Dal divano di casa, con il mio PC sulle ginocchia, seguo tanti opinionisti di tutte le idee. Parlo di idee e non di destra, sinistra, su o giù. Penso che sia stata persa da parte di tutti una bussola che, sia pure con qualche contraccolpo, ci indichi una linea.
Da nessuna parte esiste la verità assoluta; bisogna ragionare semplicemente da persone riflessive, propositive e tolleranti, ma con limiti oltre i quali non si deve andare e senza accettare deroghe costituzionali che da tempo vengono sventolate strumentalmente con eccesso di disinvoltura.
Unica bussola nelle nostre mani che ci indica la strada, soprattutto oggi, è la nostra Costituzione Repubblicana e, per sua natura, antifascista. Intendiamoci, errori ne abbiamo commessi tutti in questi ultimi 80 anni postbellici, ma mantenendo forte una linea democratica che ha resistito a provocazioni, manifestazioni revansciste, scontri ideologici, tentativi di colpi di stato, eccessi di supremazie culturali. Il tutto dentro una progressione economica e produttiva che ha dato stabilità, benessere e progresso.
Se esiste oggi una colpa grave, è quella di dimenticare o far finta che in questi decenni non siano successi avvenimenti molto gravi, dove persone innocenti hanno perso la vita per odio di qualcuno.
Tiene campo in questi giorni la manifestazione di Casapound a Bologna, città martire dopo la strage alla stazione del 2 agosto 1980 per conclamata mano fascista. Le balle strumentali che si sono avvicendate prima e dopo la manifestazione sono il simbolo del periodo cupo che stiamo vivendo.
Il Sindaco di Bologna, Matteo Lepore, è stato accusato di decisionismo antidemocratico per avere espresso la sua contrarietà non alla manifestazione, ma al luogo scelto dagli organizzatori. La decisione del sindaco non veniva solo dalle sue convinzioni di opportunità, ma a seguito anche della deliberazione del Comitato per la Sicurezza, che aveva consigliato di autorizzare il corteo di Casapound in località stadio Dall’Ara di Bologna anziché nei pressi della stazione.
Non vietare, ma cambiare luogo: decisione sicuramente più opportuna. Qualsiasi persona di buonsenso avrebbe fatto questo ragionamento senza impedire nulla a nessuno. Invece no.
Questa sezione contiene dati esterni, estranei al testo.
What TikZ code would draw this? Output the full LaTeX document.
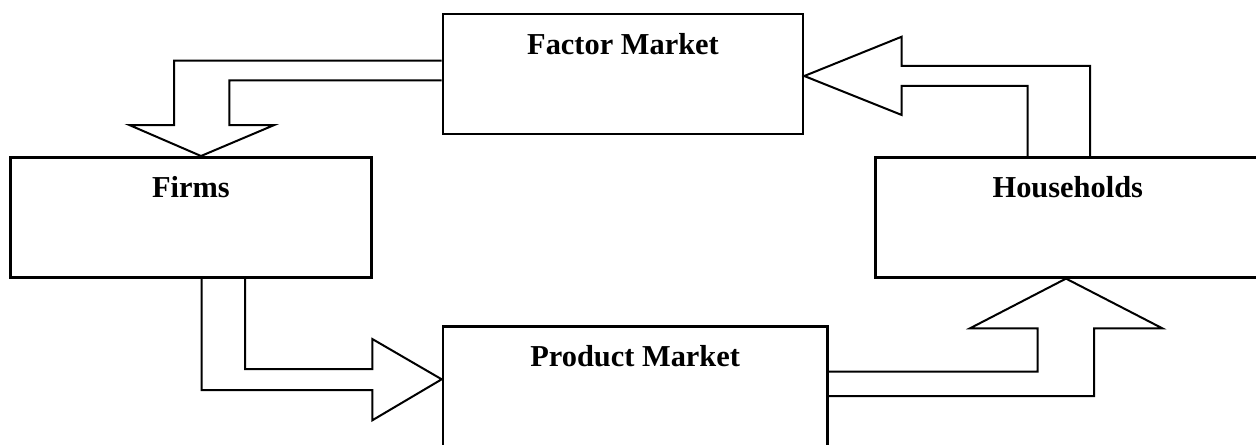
\documentclass[tikz,border=0pt]{standalone}
\usepackage{fontspec}
\setmainfont{Liberation Serif}
\begin{document}
\begin{tikzpicture}[x=0.5pt, y=-0.5pt,
    market/.style={draw, line width=1.3pt, anchor=north west, inner xsep=0pt, inner ysep=0pt,
      text height=20.25pt, text depth=39.75pt, font=\fontsize{15.2}{18}\selectfont\bfseries},
    flow/.style={draw, line width=1pt, line join=miter}]
      \useasboundingbox (0,0) rectangle (1256,444);
      \clip (0,0) rectangle (1256,444);
      \node[market, minimum width=180pt] (fac) at (441.7,12.7){Factor Market};
      \node[market, minimum width=180.35pt] (firms) at (9.3,156){Firms};
      \node[market, minimum width=192.5pt] (hh) at (874,156){Households};
      \node[market, minimum width=192.15pt] (prod) at (441.7,325){Product Market};
      \draw[flow](fac.west |- 0,60.7) -- (174,60.7) -- (174,125) -- (129.3,125) -- (firms.north -| 201,0)
        -- (274.3,125) -- (229.3,125) -- (229.3,80.3) -- (fac.west |- 0,80.3);
      \draw[flow](hh.north -| 1027.7,0) -- (1027.7,86) -- (901.7,86) -- (901.7,115) -- (fac.east |- 0,76)
        -- (901.7,36.7) -- (901.7,66) -- (1090,66) -- (hh.north -| 1090,0);
      \draw[flow](firms.south -| 201.7,0) -- (201.7,390) -- (372.3,390) -- (372.3,420.3) -- (prod.west |- 0,379.3)
        -- (372.3,339) -- (372.3,369) -- (245,369) -- (firms.south -| 245,0);
      \draw[flow](prod.east |- 0,371.7) -- (1037.7,371.7) -- (1037.7,328.3) -- (970,328.3) -- (hh.south -| 1066,0)
        -- (1162.3,328.3) -- (1094,328.3) -- (1094,396) -- (prod.east |- 0,396);
\end{tikzpicture}
\end{document}
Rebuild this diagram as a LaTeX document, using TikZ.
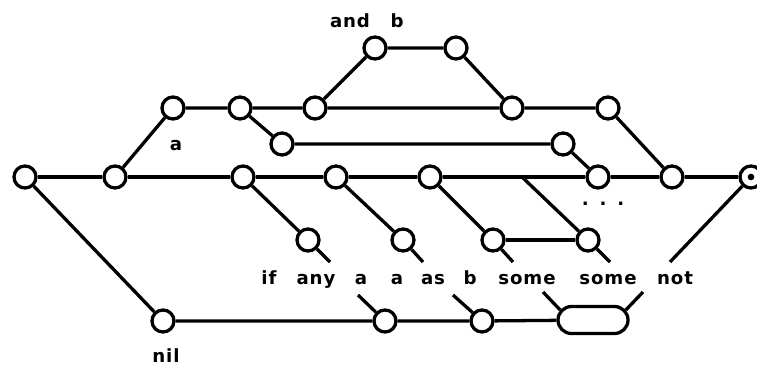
\documentclass[tikz,border=0pt]{standalone}
\usepackage{fontspec}
\newfontfamily\lblfont[LetterSpace=5]{DejaVu Sans}
\newfontfamily\dotfont[LetterSpace=60]{DejaVu Sans}
\usetikzlibrary{shapes.misc}

\begin{document}
\begin{tikzpicture}[
  x=0.03cm, y=-0.03cm,
  st/.style={draw, circle, line width=2.8pt, fill=white,
             minimum size=0.66cm, inner sep=0pt},
  pill/.style={draw, rounded rectangle, line width=2.8pt, fill=white,
               minimum width=2.1cm, minimum height=0.81cm, inner sep=0pt},
  ln/.style={line width=2.8pt},
  lbl/.style={font=\lblfont\bfseries\fontsize{15.5}{17}\selectfont,
              anchor=base, inner sep=0pt}
]
\useasboundingbox (0,0) rectangle (757,367);

%% ── nodes ───────────────────────────────────────────────────────────────
% main row
\node[st] (start) at (25,177)  {};
\node[st] (fork)  at (115,177) {};
\node[st] (row1)  at (243,177) {};
\node[st] (row2)  at (336,177) {};
\node[st] (row3)  at (430,177) {};
\node[st] (row4)  at (598,177) {};
\node[st] (row5)  at (672,177) {};
\node[st] (fin)   at (751,177) {};
\coordinate (br) at (522,177);

% upper branch
\node[st] (up1)  at (173,108) {};
\node[st] (up2)  at (240,108) {};
\node[st] (up3)  at (282,144) {};
\node[st] (up4)  at (315,108) {};
\node[st] (hi1)  at (375,48)  {};
\node[st] (hi2)  at (456,48)  {};
\node[st] (up5)  at (512,108) {};
\node[st] (up6)  at (608,108) {};
\node[st] (up7)  at (563,144) {};

% drops below main row
\node[st] (dn1)  at (308,240) {};
\node[st] (dn2)  at (403,240) {};
\node[st] (dn3)  at (493,240) {};
\node[st] (dn4)  at (588,240) {};

% bottom row
\node[st]   (low1) at (163,321) {};
\node[st]   (low2) at (385,321) {};
\node[st]   (low3) at (482,321) {};
\node[pill] (pill) at (593,320) {};

% loose ends
\coordinate (t1) at (330,262);
\coordinate (t2) at (423,262);
\coordinate (t3) at (513,262);
\coordinate (t4) at (610,262);
\coordinate (t5) at (670,262);
\coordinate (t6) at (358,295);
\coordinate (t7) at (453,295);
\coordinate (t8) at (543,292);
\coordinate (t9) at (643,292);

% labels
\node[lbl] (lAnd)   at (350,28)  {and};
\node[lbl] (lB)     at (397,28)  {b};
\node[lbl] (lA)     at (176,150) {a};
\node[lbl, font=\dotfont\bfseries\fontsize{15.5}{17}\selectfont]
           (lDots)  at (603,205) {...};
\node[lbl] (lIf)    at (269,284) {if};
\node[lbl] (lAny)   at (316,284) {any};
\node[lbl] (lA2)    at (361,284) {a};
\node[lbl] (lA3)    at (397,284) {a};
\node[lbl] (lAs)    at (433,284) {as};
\node[lbl] (lB2)    at (470,284) {b};
\node[lbl] (lSome)  at (527,284) {some};
\node[lbl] (lSome2) at (608,284) {some};
\node[lbl] (lNot)   at (675,284) {not};
\node[lbl] (lNil)   at (166,362) {nil};

%% ── edges ───────────────────────────────────────────────────────────────
% main row
\draw[ln] (start) -- (fork) -- (row1) -- (row2) -- (row3) -- (row4)
          -- (row5) -- (fin);

% upper branch
\draw[ln] (fork) -- (up1) -- (up2) -- (up4) -- (up5) -- (up6);
\draw[ln] (up2) -- (up3) -- (up7) -- (row4);
\draw[ln] (up4) -- (hi1) -- (hi2) -- (up5);
\draw[ln] (up6) -- (row5);

% drops
\draw[ln] (row1) -- (dn1) -- (t1);
\draw[ln] (row2) -- (dn2) -- (t2);
\draw[ln] (row3) -- (dn3) -- (t3);
\draw[ln] (br)   -- (dn4) -- (t4);
\draw[ln] (dn3)  -- (dn4);
\draw[ln] (fin)  -- (t5);

% bottom row
\draw[ln] (start) -- (low1) -- (low2) -- (low3) -- (pill);
\draw[ln] (t6) -- (low2);
\draw[ln] (t7) -- (low3);
\draw[ln] (t8) -- (pill.163);
\draw[ln] (t9) -- (pill.17);

\fill (fin.center) circle[radius=0.1cm];

\end{tikzpicture}
\end{document}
Si è preferito dare corso alla provocazione e fare sfilare le camicie nere con simboli e canti nostalgici che inneggiavano a vendette, sovversioni e bombe a mano. A dare manforte alla provocazione ci ha pensato l’ultima persona che avrebbe dovuto prestarsi: la presidente del Consiglio, Giorgia Meloni, che nel suo intervento di campagna elettorale ha, come suo solito, preferito fare il capo di partito piuttosto che la rappresentante delle Istituzioni.
Come capo di partito, la “pescivendola nazionale” ha gridato di avere visto non camicie nere, ma camicie blu dei poliziotti che, facendo il loro dovere, sono stati aggrediti da gruppi dei centri sociali arrivati, come le camicie nere, chissà da dove. La presidente del Consiglio, in perenne campagna elettorale, si dimentica spesso del suo ruolo istituzionale; non passa giorno che, per nascondere i suoi fallimenti, rovescia la medaglia e non vede rigurgiti fascisti, ma solo pericoli comunisti inesistenti, e con Salvini che, per non essere da meno, le fa il controcanto. Se lei dimostra incapacità, la colpa è della sinistra, e non passa giorno che non si appelli a queste noiose quanto improbabili litanie, reiterate con l’aiuto di un consenso popolare che, seppur minoritario, viene indicato con eccessiva enfasi. La mia sensazione è che lor signori si stiano portando avanti con il “lavoro nero” nel colpevole silenzio di troppi. Se la “pescivendola” pensa solo alla propaganda, dimenticando la storia della nostra povera patria, dimenticando i deboli e cercando un penoso accreditamento dei potenti — prima Biden, oggi Elon Musk — mentre in patria elargisce 4 euro mensili di aumento alle pensioni minime, stiamo messi molto, ma molto male.